* [Instruction]:
Extract the lines of the material below, beginning with the first and ending with the line that holds "from matplotlib.patches import Rectangle". Skip every picture.

* [Raw data]:
__________________________________________________
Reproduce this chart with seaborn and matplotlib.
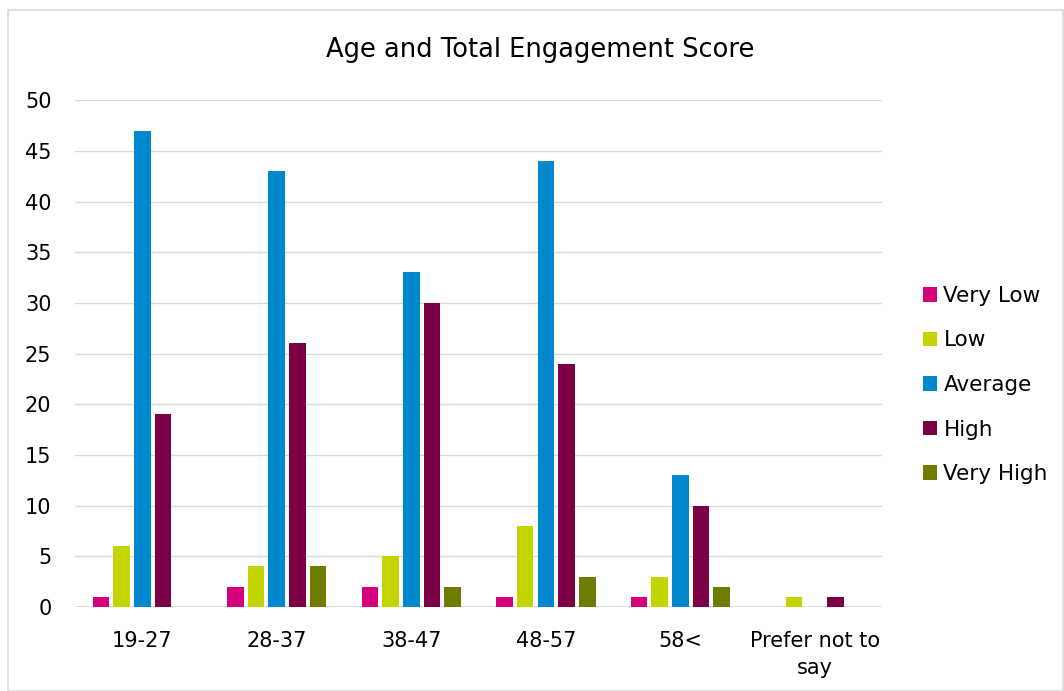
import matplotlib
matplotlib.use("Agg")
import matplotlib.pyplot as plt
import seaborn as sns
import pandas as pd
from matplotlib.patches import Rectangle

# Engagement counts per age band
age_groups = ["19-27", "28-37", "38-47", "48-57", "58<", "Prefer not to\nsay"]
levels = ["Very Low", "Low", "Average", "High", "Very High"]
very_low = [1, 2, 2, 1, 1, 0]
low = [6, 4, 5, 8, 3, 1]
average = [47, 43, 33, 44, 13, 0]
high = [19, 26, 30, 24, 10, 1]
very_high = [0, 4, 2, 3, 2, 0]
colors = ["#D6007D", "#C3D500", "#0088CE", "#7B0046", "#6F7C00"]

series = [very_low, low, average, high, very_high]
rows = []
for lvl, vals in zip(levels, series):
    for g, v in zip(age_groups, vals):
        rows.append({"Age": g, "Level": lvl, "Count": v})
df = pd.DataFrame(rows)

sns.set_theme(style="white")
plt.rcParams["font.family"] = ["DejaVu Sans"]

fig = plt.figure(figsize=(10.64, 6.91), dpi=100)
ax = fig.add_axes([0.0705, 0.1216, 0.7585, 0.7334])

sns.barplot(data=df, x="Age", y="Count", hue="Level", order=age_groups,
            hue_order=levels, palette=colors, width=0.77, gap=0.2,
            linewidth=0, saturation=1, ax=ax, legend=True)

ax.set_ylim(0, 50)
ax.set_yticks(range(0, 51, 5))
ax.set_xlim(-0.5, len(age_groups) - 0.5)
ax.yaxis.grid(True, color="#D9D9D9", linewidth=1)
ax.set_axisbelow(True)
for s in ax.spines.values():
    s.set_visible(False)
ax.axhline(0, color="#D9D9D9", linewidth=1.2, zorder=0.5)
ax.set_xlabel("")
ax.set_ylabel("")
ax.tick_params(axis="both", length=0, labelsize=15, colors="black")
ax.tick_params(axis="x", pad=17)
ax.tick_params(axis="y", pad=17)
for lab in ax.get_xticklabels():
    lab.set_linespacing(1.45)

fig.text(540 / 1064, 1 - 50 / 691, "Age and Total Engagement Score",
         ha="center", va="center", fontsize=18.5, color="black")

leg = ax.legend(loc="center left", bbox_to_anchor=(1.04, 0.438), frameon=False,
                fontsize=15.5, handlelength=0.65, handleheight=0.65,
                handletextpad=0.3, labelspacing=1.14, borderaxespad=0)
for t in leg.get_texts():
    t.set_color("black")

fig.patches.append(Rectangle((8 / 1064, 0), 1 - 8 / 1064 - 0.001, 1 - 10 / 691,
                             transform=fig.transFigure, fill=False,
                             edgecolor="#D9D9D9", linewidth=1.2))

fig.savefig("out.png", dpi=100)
__________________________________________________
* [Answer to this exercise]:
Reproduce this chart with seaborn and matplotlib.
import matplotlib
matplotlib.use("Agg")
import matplotlib.pyplot as plt
import seaborn as sns
import pandas as pd
from matplotlib.patches import Rectangle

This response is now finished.